I dont know what bull **** you are hearing about Running back being the easisest position to make a transition to, but that is amazingly awful to hear. Running backs have to do everything on the field, they run with the ball, they have to block rushing linebackers, d lineman at times, and they have to catch. That is a foolish assumption to say it will come to you like cake. I just hope you know what you are getting into, because it seems like you really dont know anything. You are just spitting out things that you are being told by un reliable sources. 
Often if you keep telling yourself lies, you begin to believe them. Why didnt you play in college to begin with, were you recruited and chose not play?

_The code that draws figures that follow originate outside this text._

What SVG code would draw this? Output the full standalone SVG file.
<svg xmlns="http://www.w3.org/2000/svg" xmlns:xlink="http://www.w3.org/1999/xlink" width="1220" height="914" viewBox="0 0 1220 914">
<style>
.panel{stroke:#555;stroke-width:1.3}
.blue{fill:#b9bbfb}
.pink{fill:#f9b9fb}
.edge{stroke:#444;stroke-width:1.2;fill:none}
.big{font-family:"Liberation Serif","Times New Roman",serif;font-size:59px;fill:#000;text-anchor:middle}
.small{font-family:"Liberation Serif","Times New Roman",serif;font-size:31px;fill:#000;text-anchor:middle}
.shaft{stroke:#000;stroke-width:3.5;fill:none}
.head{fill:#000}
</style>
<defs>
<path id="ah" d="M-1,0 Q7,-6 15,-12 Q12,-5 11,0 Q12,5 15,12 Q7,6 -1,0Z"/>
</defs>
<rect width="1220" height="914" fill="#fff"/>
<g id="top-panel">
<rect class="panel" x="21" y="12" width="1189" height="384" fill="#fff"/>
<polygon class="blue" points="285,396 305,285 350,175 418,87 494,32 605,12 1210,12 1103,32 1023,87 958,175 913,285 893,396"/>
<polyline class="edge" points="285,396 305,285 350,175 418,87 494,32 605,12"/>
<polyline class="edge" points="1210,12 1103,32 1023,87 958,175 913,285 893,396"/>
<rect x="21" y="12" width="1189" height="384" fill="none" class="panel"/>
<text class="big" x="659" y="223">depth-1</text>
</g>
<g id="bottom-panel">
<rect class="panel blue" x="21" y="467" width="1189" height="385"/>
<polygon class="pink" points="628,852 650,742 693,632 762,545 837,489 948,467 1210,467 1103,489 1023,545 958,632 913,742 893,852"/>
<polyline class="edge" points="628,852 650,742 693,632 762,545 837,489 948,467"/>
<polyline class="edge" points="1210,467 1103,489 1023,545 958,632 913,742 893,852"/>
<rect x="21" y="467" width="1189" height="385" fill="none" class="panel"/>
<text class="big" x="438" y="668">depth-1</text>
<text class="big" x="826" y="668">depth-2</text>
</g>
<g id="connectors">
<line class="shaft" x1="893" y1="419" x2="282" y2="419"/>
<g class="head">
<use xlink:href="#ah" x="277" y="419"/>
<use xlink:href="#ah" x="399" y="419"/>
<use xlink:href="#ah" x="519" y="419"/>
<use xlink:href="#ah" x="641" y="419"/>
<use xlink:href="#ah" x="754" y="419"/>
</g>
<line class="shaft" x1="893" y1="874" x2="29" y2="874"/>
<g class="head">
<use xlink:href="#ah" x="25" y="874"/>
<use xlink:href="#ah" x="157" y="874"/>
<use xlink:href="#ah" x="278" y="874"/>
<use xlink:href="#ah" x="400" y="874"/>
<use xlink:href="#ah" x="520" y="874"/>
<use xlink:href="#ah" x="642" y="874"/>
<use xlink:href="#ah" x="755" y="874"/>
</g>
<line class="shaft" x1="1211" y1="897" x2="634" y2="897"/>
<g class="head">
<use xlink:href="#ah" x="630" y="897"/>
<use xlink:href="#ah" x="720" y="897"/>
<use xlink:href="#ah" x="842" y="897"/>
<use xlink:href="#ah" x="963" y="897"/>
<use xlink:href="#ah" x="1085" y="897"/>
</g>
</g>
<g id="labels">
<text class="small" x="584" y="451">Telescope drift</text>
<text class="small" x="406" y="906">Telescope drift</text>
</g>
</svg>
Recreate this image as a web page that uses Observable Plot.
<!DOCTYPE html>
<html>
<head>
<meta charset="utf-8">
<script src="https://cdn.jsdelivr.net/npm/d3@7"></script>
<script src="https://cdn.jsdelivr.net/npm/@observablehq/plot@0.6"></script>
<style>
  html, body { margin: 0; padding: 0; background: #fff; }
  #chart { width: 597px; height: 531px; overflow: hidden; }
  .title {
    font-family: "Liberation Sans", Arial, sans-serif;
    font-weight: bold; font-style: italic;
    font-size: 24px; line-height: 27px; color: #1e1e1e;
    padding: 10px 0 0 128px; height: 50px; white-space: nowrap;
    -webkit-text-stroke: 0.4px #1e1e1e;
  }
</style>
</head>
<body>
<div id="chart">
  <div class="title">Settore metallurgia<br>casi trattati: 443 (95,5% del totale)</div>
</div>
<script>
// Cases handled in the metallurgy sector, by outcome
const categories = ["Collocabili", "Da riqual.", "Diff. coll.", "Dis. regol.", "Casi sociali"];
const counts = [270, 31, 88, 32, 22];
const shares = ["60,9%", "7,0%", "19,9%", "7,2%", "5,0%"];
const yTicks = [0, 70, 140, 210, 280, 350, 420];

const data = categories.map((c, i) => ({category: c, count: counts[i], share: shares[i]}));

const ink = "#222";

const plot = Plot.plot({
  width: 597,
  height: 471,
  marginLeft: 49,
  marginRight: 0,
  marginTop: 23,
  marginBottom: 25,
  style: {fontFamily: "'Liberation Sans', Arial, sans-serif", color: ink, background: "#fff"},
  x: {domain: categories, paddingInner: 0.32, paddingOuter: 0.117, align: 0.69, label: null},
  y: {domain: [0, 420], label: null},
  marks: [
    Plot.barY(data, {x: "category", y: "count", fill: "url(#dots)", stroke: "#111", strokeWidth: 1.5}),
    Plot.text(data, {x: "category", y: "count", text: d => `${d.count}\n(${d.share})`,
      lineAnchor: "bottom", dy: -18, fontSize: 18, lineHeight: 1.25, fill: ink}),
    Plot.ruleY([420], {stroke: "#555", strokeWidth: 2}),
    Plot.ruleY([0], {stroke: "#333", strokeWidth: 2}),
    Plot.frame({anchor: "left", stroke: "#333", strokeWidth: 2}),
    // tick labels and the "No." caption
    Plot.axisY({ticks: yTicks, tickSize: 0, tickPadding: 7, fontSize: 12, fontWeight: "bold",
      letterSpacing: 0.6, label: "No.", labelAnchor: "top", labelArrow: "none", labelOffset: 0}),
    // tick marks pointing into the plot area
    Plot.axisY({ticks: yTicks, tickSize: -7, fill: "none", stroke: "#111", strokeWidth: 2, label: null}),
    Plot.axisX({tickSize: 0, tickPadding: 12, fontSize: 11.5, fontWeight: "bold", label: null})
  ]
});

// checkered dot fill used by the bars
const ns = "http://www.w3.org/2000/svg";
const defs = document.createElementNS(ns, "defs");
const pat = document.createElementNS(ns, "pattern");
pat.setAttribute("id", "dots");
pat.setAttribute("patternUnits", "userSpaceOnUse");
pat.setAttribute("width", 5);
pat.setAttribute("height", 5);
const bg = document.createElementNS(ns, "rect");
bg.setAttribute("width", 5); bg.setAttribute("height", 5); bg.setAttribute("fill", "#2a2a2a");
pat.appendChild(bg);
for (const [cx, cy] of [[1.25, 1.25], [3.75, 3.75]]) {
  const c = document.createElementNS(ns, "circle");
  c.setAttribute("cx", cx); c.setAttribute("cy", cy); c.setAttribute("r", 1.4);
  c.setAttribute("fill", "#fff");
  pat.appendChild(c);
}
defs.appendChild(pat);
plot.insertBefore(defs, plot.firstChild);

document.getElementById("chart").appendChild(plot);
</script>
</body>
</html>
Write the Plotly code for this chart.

Walkign on is the hardest thing to do, jesus when i went in as a feshman recruit it was hard, but i couldnt imagine the life of a walk on, you are behind in many ways if you walk on, especially as a running back. Those running backs they recruit have an edge on you, yeah, they are better than you, so u have some **** to swim through to do what you think u can do

----------


## SickNasty

I would recomend going to a small school with a really bad record. There are alot of schools that take almost everyone. I know some extreme puds that were allowed to walk on at some smaller colleges. develop your skills then go try out for the semi-pro team. It would be much better this way, much safer as you will be sure to get some action


but now you have to wait another year which shouldnt be bad becuase you can develop your body to be more adequate

----------


## latino_athlete

yea i know linemen that run a faster 40 than 4.8

----------


## latino_athlete

im not tryin to trash you dude but how tall are you? you better be able to bench more than that and squat more than that. d-backs that are 5'8 175 can bench of 350 and squat over 500. maybe you should stick to flag football and get a reality check. and no you cant play semi-pro football and then play college football. and theres an age limit on ncaa sports. you cant try to play when your 30.

----------


## Thedudex2000

Yeah, stick to something more realistic for you little man. Flag football may be the best option. Or poweder puff football.  :Strong Smiley:

----------


## datdude04

no matter what anyone says, speed and quickness are key- people and coaches will tell you how 40 times aren't important, and that its all about "hitting the holes," or "running great routes"- THATS ALL BS! Take it from an all-state player who was promised a starting job at a very respectable school, then got red-shirted. No frowning on red-shirts, but I honestly am the best at my position, Z receiver, but i ran a 4.66, and a couple sophomores ran 4.5's, i get red-shirted, they play, its bs but its true. SPEED IS THE KEY IN FOOTBALL. 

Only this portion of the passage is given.